Need to strengthen Air Act of 1981

It is now high time for the government to further strengthen the Air Act of 1981 with clear reflection of impacts of air pollution on public health. Simultaneously, effective implementation of existing policies and National Clean Air Programme (NCAP) irrespective to cities and states boundaries is the need of an hour with appropriate allocation of funds

based on magnitude of the problem as well as on the performance of different local, regional and state level agencies/ departments in adopting and effectively implementing the control measures under different contributing sectors.
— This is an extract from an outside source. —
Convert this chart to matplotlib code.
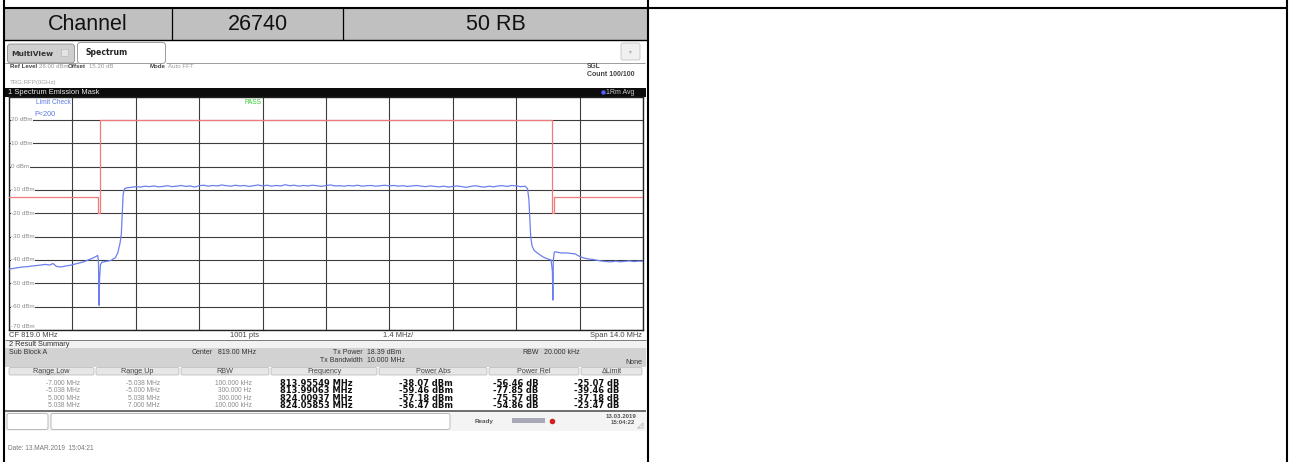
import matplotlib
matplotlib.use("Agg")
import matplotlib.pyplot as plt
from matplotlib.patches import Rectangle, FancyBboxPatch

# ---------------------------------------------------------------- data
header_cells = ["Channel", "26740", "50 RB"]

span_start_mhz = 812.0
span_stop_mhz = 826.0
ref_top_dbm = 30
ref_bottom_dbm = -70
level_labels = ["20 dBm", "10 dBm", "0 dBm", "-10 dBm", "-20 dBm", "-30 dBm",
                "-40 dBm", "-50 dBm", "-60 dBm", "-70 dBm"]
level_values = [20, 10, 0, -10, -20, -30, -40, -50, -60, -70]

# emission mask limit line
limit_freq_mhz = [812.0, 813.962, 813.962, 814.0, 814.0, 824.0, 824.0, 824.038, 824.038, 826.0]
limit_level_dbm = [-13, -13, -20, -20, 20, 20, -20, -20, -13, -13]

# measured trace (1 Rm Avg)
trace_freq_mhz = [
    812.00, 812.10, 812.20, 812.30, 812.40, 812.50, 812.60, 812.70, 812.80, 812.90,
    812.97, 813.05, 813.15, 813.25, 813.35, 813.45, 813.55, 813.65, 813.75, 813.85,
    813.93, 813.95549, 813.975, 813.985, 813.99063, 814.00, 814.02, 814.05, 814.15, 814.25,
    814.35, 814.40, 814.45, 814.48, 814.50, 814.52, 814.55,
    814.6, 814.7, 814.8, 814.9, 815.0, 815.1, 815.2, 815.3, 815.4, 815.5,
    815.6, 815.7, 815.8, 815.9, 816.0, 816.1, 816.2, 816.3, 816.4, 816.5,
    816.6, 816.7, 816.8, 816.9, 817.0, 817.1, 817.2, 817.3, 817.4, 817.5,
    817.6, 817.7, 817.8, 817.9, 818.0, 818.1, 818.2, 818.3, 818.4, 818.5,
    818.6, 818.7, 818.8, 818.9, 819.0, 819.1, 819.2, 819.3, 819.4, 819.5,
    819.6, 819.7, 819.8, 819.9, 820.0, 820.1, 820.2, 820.3, 820.4, 820.5,
    820.6, 820.7, 820.8, 820.9, 821.0, 821.1, 821.2, 821.3, 821.4, 821.5,
    821.6, 821.7, 821.8, 821.9, 822.0, 822.1, 822.2, 822.3, 822.4, 822.5,
    822.6, 822.7, 822.8, 822.9, 823.0, 823.1, 823.2, 823.3, 823.4,
    823.45, 823.48, 823.50, 823.52, 823.55, 823.60, 823.70, 823.80, 823.90, 823.97,
    824.00, 824.00937, 824.02, 824.04, 824.05853, 824.10, 824.20, 824.30, 824.40, 824.50,
    824.60, 824.70, 824.80, 824.90, 825.00, 825.10, 825.20, 825.30, 825.40, 825.50,
    825.60, 825.70, 825.80, 825.90, 826.00,
]
trace_level_dbm = [
    -44.0, -43.6, -43.3, -43.0, -42.9, -42.6, -42.4, -42.2, -41.9, -42.2,
    -41.5, -42.8, -43.0, -42.6, -42.3, -41.8, -41.3, -40.8, -40.0, -39.2,
    -38.4, -38.07, -40.0, -55.0, -59.46, -48.0, -42.0, -41.0, -40.6, -40.2,
    -39.0, -37.0, -33.0, -29.0, -20.0, -12.0, -9.5,
    -9.1, -8.9, -8.6, -8.8, -8.4, -8.6, -8.3, -8.7, -8.5, -8.2,
    -8.6, -8.4, -8.1, -8.5, -8.3, -8.8, -8.2, -8.0, -8.4, -8.1,
    -8.3, -7.9, -8.2, -8.4, -8.0, -8.3, -8.1, -8.5, -8.2, -7.9,
    -8.3, -8.0, -8.4, -8.1, -8.3, -7.8, -8.2, -8.0, -8.4, -8.1,
    -8.3, -8.0, -8.2, -8.5, -8.1, -7.9, -8.3, -8.2, -8.4, -8.1,
    -8.3, -8.0, -8.4, -8.2, -8.1, -8.4, -8.2, -8.0, -8.3, -8.1,
    -8.4, -8.2, -8.5, -8.3, -8.1, -8.4, -8.6, -8.3, -8.5, -8.7,
    -8.4, -8.8, -8.5, -8.3, -8.6, -8.9, -8.5, -8.2, -8.6, -8.8,
    -8.4, -8.7, -8.3, -8.2, -8.5, -8.1, -8.3, -8.6, -8.4,
    -9.5, -14.0, -22.0, -30.0, -34.0, -36.0, -37.5, -38.8, -39.6, -40.0,
    -45.0, -57.18, -40.0, -36.8, -36.47, -36.7, -37.0, -37.0, -37.2, -37.4,
    -38.5, -39.2, -39.6, -39.8, -40.2, -40.5, -40.7, -40.8, -40.5, -40.8,
    -40.6, -40.4, -40.7, -40.5, -40.6,
]

# result summary table
range_low = ["-7.000 MHz", "-5.038 MHz", "5.000 MHz", "5.038 MHz"]
range_up = ["-5.038 MHz", "-5.000 MHz", "5.038 MHz", "7.000 MHz"]
rbw = ["100.000 kHz", "300.000 Hz", "300.000 Hz", "100.000 kHz"]
peak_freq_mhz = [813.95549, 813.99063, 824.00937, 824.05853]
power_abs_dbm = [-38.07, -59.46, -57.18, -36.47]
power_rel_db = [-56.46, -77.85, -75.57, -54.86]
delta_limit_db = [-25.07, -39.46, -37.18, -23.47]
table_columns = ["Range Low", "Range Up", "RBW", "Frequency", "Power Abs", "Power Rel", "\u0394Limit"]

# ---------------------------------------------------------------- figure
W, H = 1290, 462
fig = plt.figure(figsize=(W / 100, H / 100), dpi=100)
bg = fig.add_axes([0, 0, 1, 1])
bg.set_xlim(0, W)
bg.set_ylim(H, 0)
bg.axis("off")

SS = "Liberation Sans"
SCR = "Liberation Sans"
BOLD = "DejaVu Sans"


def hline(y, x0, x1, c="black", lw=1.5, z=5):
    bg.plot([x0, x1], [y, y], color=c, lw=lw, solid_capstyle="butt", zorder=z)


def vline(x, y0, y1, c="black", lw=1.5, z=5):
    bg.plot([x, x], [y0, y1], color=c, lw=lw, solid_capstyle="butt", zorder=z)


def rect(x0, y0, x1, y1, fc, ec="none", lw=0.6, z=1):
    bg.add_patch(Rectangle((x0, y0), x1 - x0, y1 - y0, fc=fc, ec=ec, lw=lw, zorder=z))


def stext(x, y, s, size=4.4, color="#444444", weight="normal", ha="left", family=SCR, z=6):
    bg.text(x, y, s, fontsize=size, family=family, weight=weight, ha=ha, va="center",
            color=color, zorder=z)


# outer document table
vline(3.5, 0, H)
vline(647.5, 0, H)
vline(1286.5, 0, H)
hline(7.5, 3, 1287)

# header row
rect(4.5, 8.5, 646.5, 39.5, "#c0c0c0")
vline(172, 7.5, 39.5, lw=0.9)
vline(343, 7.5, 39.5, lw=0.9)
hline(39.5, 3, 648, lw=1.0)
for cx, txt in zip([88, 257.5, 495.5], header_cells):
    bg.text(cx, 24, txt, ha="center", va="center", fontsize=15.5, family=SS, color="#111111")

# ---------------------------------------------------------------- instrument screen
rect(5, 40.5, 646, 458, "white")

# tab bar
bg.add_patch(FancyBboxPatch((7.5, 44), 67, 19, boxstyle="round,pad=0,rounding_size=3",
                            fc="#cfcfcf", ec="#8c8c8c", lw=0.6, zorder=2))
bg.add_patch(FancyBboxPatch((77.5, 42.5), 88, 21, boxstyle="round,pad=0,rounding_size=3",
                            fc="white", ec="#8c8c8c", lw=0.6, zorder=3))
rect(61, 49, 68, 56, "#e4e4e4", ec="#b0b0b0", lw=0.4, z=3)
stext(11, 53.5, "MultiView", size=5.4, weight="bold", color="#333333", family=BOLD)
stext(85, 52.5, "Spectrum", size=5.6, weight="bold", color="#222222", family=BOLD)
hline(63, 5, 77.5, c="#8c8c8c", lw=0.6, z=2)
hline(63, 165.5, 645, c="#8c8c8c", lw=0.6, z=2)
bg.add_patch(FancyBboxPatch((621, 43), 19, 17, boxstyle="round,pad=0,rounding_size=2",
                            fc="#f0f0f0", ec="#c4c4c4", lw=0.6, zorder=3))
bg.text(630.5, 51.5, "\u25be", fontsize=4, ha="center", va="center", color="#aaaaaa", zorder=4)

# settings line
info_y = 67
stext(10, info_y, "Ref Level", weight="bold")
stext(39, info_y, "28.00 dBm", color="#9a9a9a")
stext(68, info_y, "Offset", weight="bold")
stext(89, info_y, "15.20 dB", color="#9a9a9a")
stext(150, info_y, "Mode", weight="bold")
stext(168, info_y, "Auto FFT", color="#9a9a9a")
stext(587, info_y, "SGL", size=4.8, weight="bold")
stext(587, 74, "Count 100/100", size=5.0, weight="bold")
stext(10, 82.5, "TRG:RFP(0GHz)", size=4.4, color="#a0a0a0")

# window title bar
rect(5, 88, 646, 96.5, "#0c0c0c", z=2)
stext(8, 92.3, "1 Spectrum Emission Mask", size=5.4, color="#e8e8e8")
bg.plot([603], [92.3], "o", ms=2.2, color="#5060ff", zorder=3)
stext(606, 92.3, "1Rm Avg", size=5.0, color="#cccccc")

# ---------------------------------------------------------------- spectrum diagram
px0, px1, py0, py1 = 9, 643, 96.5, 330
ax = fig.add_axes([px0 / W, 1 - py1 / H, (px1 - px0) / W, (py1 - py0) / H])
ax.set_xlim(span_start_mhz, span_stop_mhz)
ax.set_ylim(ref_bottom_dbm, ref_top_dbm)
div = (span_stop_mhz - span_start_mhz) / 10
ax.set_xticks([span_start_mhz + i * div for i in range(11)])
ax.set_yticks(list(range(ref_bottom_dbm, ref_top_dbm + 1, 10)))
ax.tick_params(length=0, labelbottom=False, labelleft=False)
ax.grid(True, color="#3c3c3c", lw=0.8)
for s in ax.spines.values():
    s.set_color("#222222")
    s.set_linewidth(1.0)

ax.plot(limit_freq_mhz, limit_level_dbm, color="#f07a7a", lw=0.9, zorder=3)
ax.plot(trace_freq_mhz, trace_level_dbm, color="#6c7ff0", lw=0.9, zorder=4)

for lab, val in zip(level_labels, level_values):
    yv = val if val > ref_bottom_dbm else val + 1.3
    ax.text(812.05, yv, lab, fontsize=4.5, family=SCR, va="center", ha="left", color="#8a8a8a",
            bbox=dict(fc="white", ec="none", pad=0.2), zorder=5)

ax.text(812.6, 27.3, "Limit Check", fontsize=4.8, family=SCR, color="#5a78e8", va="center", zorder=5)
ax.text(812.56, 22.4, "P<200", fontsize=5.2, family=SCR, color="#5a78e8", va="center", zorder=6)
ax.text(817.2, 27.3, "PASS", fontsize=4.8, family=SCR, color="#33cc33", va="center", zorder=5)

# footer of the diagram
rect(5, 330, 646, 340, "white", z=1)
hline(340, 5, 646, c="#7a7a7a", lw=0.7)
stext(9, 335.3, "CF 819.0 MHz", size=5.4)
stext(230, 335.3, "1001 pts", size=5.4)
stext(383, 335.3, "1.4 MHz/", size=5.4)
stext(642, 335.3, "Span 14.0 MHz", size=5.4, ha="right")

# ---------------------------------------------------------------- result summary
rect(5, 340.5, 646, 348, "#f2f2f2", z=1)
stext(9, 344.3, "2 Result Summary", size=5.3, color="#333333")
rect(5, 348, 646, 367, "#d2d2d2", z=1)
stext(9, 353, "Sub Block A", size=5.0, color="#333333")
stext(213, 353, "Center", size=5.0, color="#333333", ha="right")
stext(218, 353, "819.00 MHz", size=5.0, color="#333333")
stext(363, 353, "Tx Power", size=5.0, color="#333333", ha="right")
stext(367, 353, "18.39 dBm", size=5.0, color="#333333")
stext(363, 360, "Tx Bandwidth", size=5.0, color="#333333", ha="right")
stext(367, 360, "10.000 MHz", size=5.0, color="#333333")
stext(539, 353, "RBW", size=5.0, color="#333333", ha="right")
stext(544, 353, "20.000 kHz", size=5.0, color="#333333")
stext(642, 363, "None", size=5.0, color="#333333", ha="right")

col_edges = [8, 95, 180, 270, 378, 488, 580, 643]
for i, name in enumerate(table_columns):
    x0, x1 = col_edges[i] + 1, col_edges[i + 1] - 1
    bg.add_patch(FancyBboxPatch((x0, 367.5), x1 - x0, 7.5, boxstyle="round,pad=0,rounding_size=1.5",
                                fc="#e6e6e6", ec="#b4b4b4", lw=0.5, zorder=2))
    stext((x0 + x1) / 2, 371.3, name, size=5.2, ha="center", color="#444444")
    bg.plot([(x0 + x1) / 2 - len(name) * 1.35, (x0 + x1) / 2 + len(name) * 1.35], [374.3, 374.3],
            color="#777777", lw=0.3, zorder=3)

row_y = [383.3, 390.7, 398.1, 405.5]
for i, yv in enumerate(row_y):
    stext(80, yv, range_low[i], size=4.8, ha="right", color="#8c8c8c")
    stext(160, yv, range_up[i], size=4.8, ha="right", color="#8c8c8c")
    stext(252, yv, rbw[i], size=4.8, ha="right", color="#8c8c8c")
    stext(316, yv, f"{peak_freq_mhz[i]:.5f} MHz", size=6.0, weight="bold", ha="center",
          color="#111111", family=BOLD)
    stext(426, yv, f"{power_abs_dbm[i]:.2f} dBm", size=6.0, weight="bold", ha="center",
          color="#111111", family=BOLD)
    stext(516, yv, f"{power_rel_db[i]:.2f} dB", size=6.0, weight="bold", ha="center",
          color="#111111", family=BOLD)
    stext(597, yv, f"{delta_limit_db[i]:.2f} dB", size=6.0, weight="bold", ha="center",
          color="#111111", family=BOLD)

# ---------------------------------------------------------------- status bar
hline(410.8, 5, 646, c="#555555", lw=1.2)
rect(5, 411.5, 646, 431, "#f4f4f4", z=1)
bg.add_patch(FancyBboxPatch((7, 413.5), 41, 16, boxstyle="round,pad=0,rounding_size=2",
                            fc="white", ec="#b0b0b0", lw=0.6, zorder=2))
bg.add_patch(FancyBboxPatch((51, 413.5), 399, 16, boxstyle="round,pad=0,rounding_size=2",
                            fc="white", ec="#b0b0b0", lw=0.6, zorder=2))
stext(475, 421, "Ready", size=4.6, weight="bold", color="#555555")
rect(512, 418, 545, 423, "#a8a8b8", z=2)
bg.plot([552], [420.5], "o", ms=3, color="#d02020", zorder=3)
stext(621, 416, "13.03.2019", size=4.4, weight="bold", ha="center", color="#555555")
stext(623, 423, "15:04:22", size=4.4, weight="bold", ha="center", color="#555555")
bg.plot([638, 643, 643, 638], [428, 423, 428, 428], color="#b8b8b8", lw=0.6)

stext(8, 448, "Date: 13.MAR.2019  15:04:21", size=4.7, color="#777777")

fig.savefig("out.png", dpi=100)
India needs to follow the holistic air-shed management approach, where coordinated actions are required at interdepartmental, inter cities and inter states levels with timely enforcement of air quality control measures. There should be the provision of allocation of funds for incentivization of committed interventions and control measures to meet the compliance.

Citizens are main stake holders

Citizen lead Air Quality management approach is the need of an hour as they are the most important stakeholders and it is the dire need to educate and aware the citizens about the best practices and efforts to inculcate the responsible behavior among citizens towards the environment to tackle the local level air quality issues and concerns.

Following the success stories from other parts of the world to curb the air pollution within a defined time frame, India needs to take greater stride in controlling emissions from all major sources by enforcing pollution norms with clear and aggressive timelines.